Il n’y aura pas de répit pour Chino qui, après cet album, part sur tous les fronts, se diversifiant sur plusieurs side projects. En 2011, avec des musiciens du groupe Far (qui avait été invité le temps de deux reprises qu’on retrouve sur le recueil de faces B cité plus haut), il fonde Crosses †††, groupe d’électro-rock orienté vers le trip hop (qu’on retrouve avec un tempo assez lent) et la witch house (genre de la musique électronique plutôt dark avec un esthétique visuelle très travaillée). On retrouve cette dernière influence dans l’utilisation du concept de la croix utiisée jusque dans les titres des chansons (la lettre « t » est remplacée par † dans tous les titres). Deux ans plus tard, avec les musiciens du groupe post metal Isis, Chino forme Palms, groupe de post metal (mélange entre post-rock, le metal et le shoegazing). On peut faire le lien entre Crosses ††† et Palms. Les deux groupes posent une musiques extrêmement planante, dans laquelle Chino n’utilise que sa voix mélodique et proposant une musique assez fouillée. Si l’album Palms est idéal pour tout moment câlin à deux, et s’avère très reposant, il pèche hélàs par des morceaux que certains pourraient trouver trop longs, et la production est un chouia trop plate quand celle sur les deux EP et le LP de Crosses, dont la musique multiplie les couches sonores, des basses très prononcées. Là où on est bercé par Palms, Crosses va privilégier une sensualité à fleur de peau, parfois électrisante.

chino moreno scene

Cette dispersion ne nuira pas à la carrière de Deftones qui, en 2012 entre les multiples side projects de son chanteur, livre Koi No Yokan, une de leurs meilleures œuvres. Cette galette bénéficie d’une production de mammouth et on le ressent à la première écoute. La part belle est faite aux morceaux énergiques. Pas de ballades sensuelles, plutôt quelques titres planants comme Entombed, Rosemary et le bouquet final What Happened To You ?
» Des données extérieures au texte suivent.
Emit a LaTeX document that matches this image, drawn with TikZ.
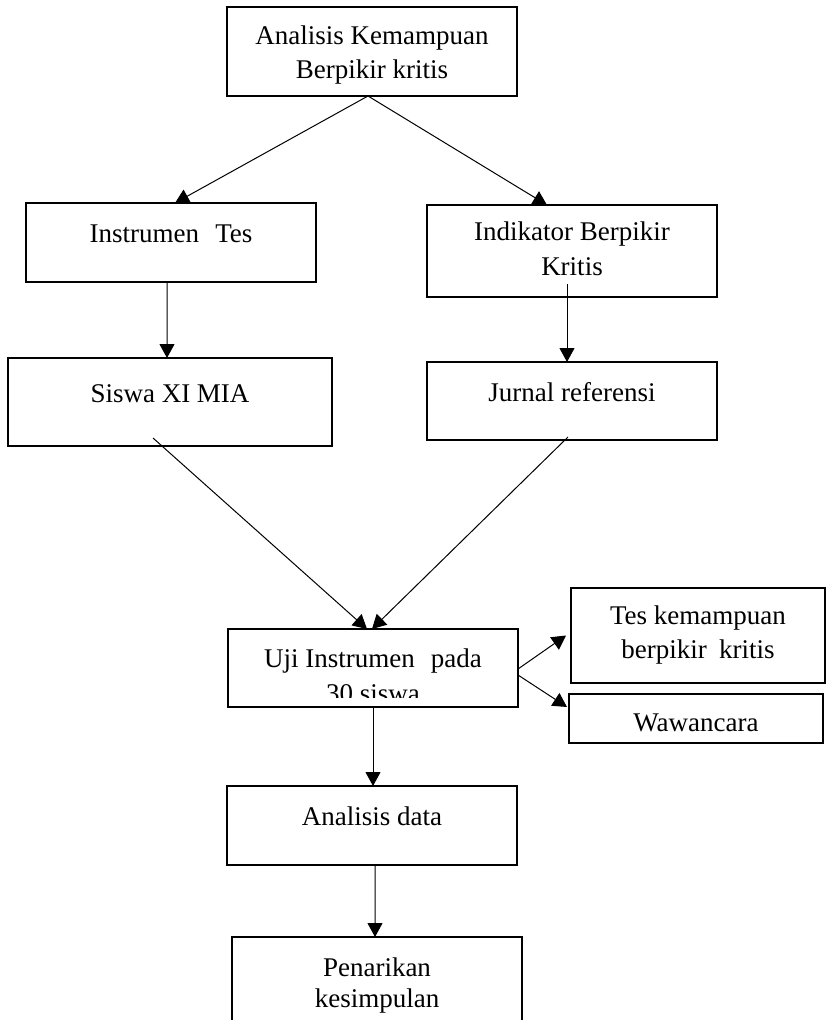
\documentclass[tikz,border=0pt]{standalone}
\usepackage{fontspec}
\setmainfont{Liberation Serif}
\usetikzlibrary{arrows.meta,calc}
\begin{document}
\begin{tikzpicture}[x=1bp,y=-1bp,
  box/.style={draw=black,line width=1.1bp,rectangle,inner sep=0pt,outer sep=0pt},
  txt/.style={anchor=base,inner sep=0pt,outer sep=0pt,font=\fontsize{27bp}{35bp}\selectfont},
  arr/.style={line width=1bp,-{Triangle[length=14bp,width=15bp]}},
  ln/.style={line width=1bp}]
\useasboundingbox (0,0) rectangle (826,1020);
\clip (0,0) rectangle (826,1020);
\fill[white] (0,0) rectangle (826,1020);
% boxes
\node[box,minimum width=290bp,minimum height=89bp] (top) at (372,51.5) {};
\node[box,minimum width=290bp,minimum height=79bp] (instr) at (171,242.5) {};
\node[box,minimum width=290bp,minimum height=92bp] (indik) at (572,251) {};
\node[box,minimum width=324bp,minimum height=88bp] (siswa) at (170,402) {};
\node[box,minimum width=290bp,minimum height=78bp] (jurnal) at (572,401) {};
\node[box,minimum width=290bp,minimum height=78bp] (uji) at (373,668) {};
\node[box,minimum width=254bp,minimum height=95bp] (tes) at (698,635.5) {};
\node[box,minimum width=254bp,minimum height=49bp] (waw) at (696,718.5) {};
\node[box,minimum width=290bp,minimum height=79bp] (anal) at (372,825.5) {};
\node[box,minimum width=290bp,minimum height=110bp] (pen) at (377,992) {};
% texts
\node[txt] (topA) at (372,44) {Analisis Kemampuan};
\node[txt] (topB) at (372,78) {Berpikir kritis};
\node[txt] (instrA) at (171,242) {Instrumen\hspace{0.35em} Tes};
\node[txt] (indikA) at (572,240) {Indikator Berpikir};
\node[txt] (indikB) at (572,275) {Kritis};
\node[txt] (siswaA) at (170,402) {Siswa XI MIA};
\node[txt] (jurnalA) at (572,401) {Jurnal referensi};
\node[txt] (ujiA) at (373,667) {Uji Instrumen\hspace{0.35em} pada};
\begin{scope}
\clip (uji.north west) rectangle ([yshift=10bp]uji.south east);
\node[txt] (ujiB) at (373,702) {30 siswa};
\end{scope}
\node[txt] (tesA) at (698,624) {Tes kemampuan};
\node[txt] (tesB) at (698,658) {berpikir\hspace{0.2em} kritis};
\node[txt] (wawA) at (696,731) {Wawancara};
\node[txt] (analA) at (372,825) {Analisis data};
\node[txt] (penA) at (377,976) {Penarikan};
\node[txt] (penB) at (377,1007) {kesimpulan};
% connectors
\draw[arr] ([xshift=-4bp]top.south) -- ([xshift=4bp]instr.north);
\draw[arr] ([xshift=-4bp]top.south) -- ([xshift=-25bp]indik.north);
\draw[arr] ([xshift=-4bp]instr.south) -- ([xshift=-3bp]siswa.north);
\draw[arr] ([xshift=-5bp,yshift=13bp]indik.south) -- ([xshift=-5bp]jurnal.north);
\draw[arr] ([xshift=-17bp,yshift=8bp]siswa.south) -- ([xshift=-6bp]uji.north);
\draw[arr] ([xshift=-4bp,yshift=3bp]jurnal.south) -- ([xshift=-1bp]uji.north);
\draw[arr] ([yshift=-1bp]uji.east) -- ([xshift=-5bp]tes.west);
\draw[arr] ([yshift=-7bp]uji.east) -- ([xshift=-2bp,yshift=11.5bp]waw.west);
\draw[arr] (uji.south) -- ([xshift=1bp]anal.north);
\draw[arr] ([xshift=3bp]anal.south) -- ([xshift=-2bp]pen.north);
\end{tikzpicture}
\end{document}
Artiste prolifique, Chino Moreno s’est démarqué de ses confrères en osant emmener le metal vers le terrain de l’électro, mais loin de se vautrer comme Korn quand ils avaient tenté l’aventure dubstep, Chino Moreno, que ce soit avec Deftones ou ses side projects, taille patron, se détache d’autres artistes, se singularise et trace sa voie, sa voix, une voix à part.